Financing & Payment Options
You can buy direct or through authorized resellers. Direct purchase supports cards and purchase orders, which fits procurement cycles that need invoices and PO approvals rather than expense cards. Resellers may package training and support, which can be easier to centralize on one invoice for annual renewals.
Some distributors also list slight promotional adjustments on single Complete seats, so very small buyers occasionally pay a few dollars under list on a given day. Large buyers should still request quotes to align dates and co-term renewals.
A one-year “all-in” bill
A general contractor outfits a project team with 3 Core seats and 2 Basics for preconstruction and submittal review. Licenses tally $1,510 for the year. Two staff take a local essentials class at $149 each and two others enroll in a $225 institute course. With $748 in paid classes and free Bluebeam University for the rest, the team’s year-one total lands at $2,258. That math is simple.
Bluebeam vs. Perpetual History
Users who last bought one-time Revu licenses in 2019 or 2021 will notice the shift. The 2024 list increase raised annual rates by about ten percent, then stabilized at today’s $260, $330, and $440 bands.

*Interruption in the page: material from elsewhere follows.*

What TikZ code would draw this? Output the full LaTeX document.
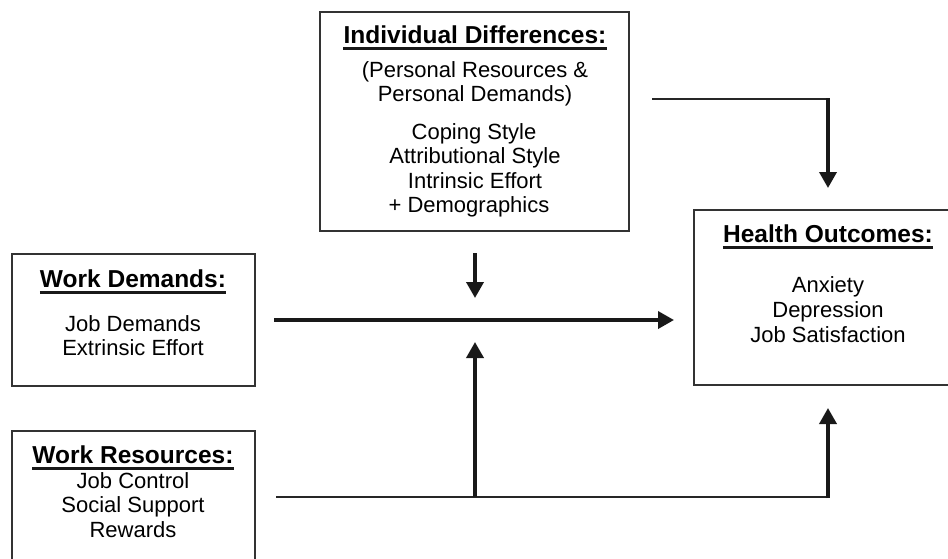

Some organizations absorbed that change by rightsizing tiers and limiting Complete to the few who needed it.
Answers to Common Questions
What is the cheapest Bluebeam plan?
Basics at $260 per user per year, meant for light editing, markups, and joining Studio.
Can I still buy a one-time license?
No. Bluebeam retired perpetual editions and now sells annual subscriptions for Basics, Core, and Complete.
How much does Bluebeam cost for students?
Students and educators can request a free academic subscription, renewed while eligible.
Is there a monthly option?
Bluebeam bills annually per user. Teams that need monthly flexibility usually keep a small pool of shared seats and adjust counts at renewal.
Can I cancel mid-year?
Bluebeam posts a 30-day refund policy for new purchases, then standard annual terms apply. Check that policy before you commit.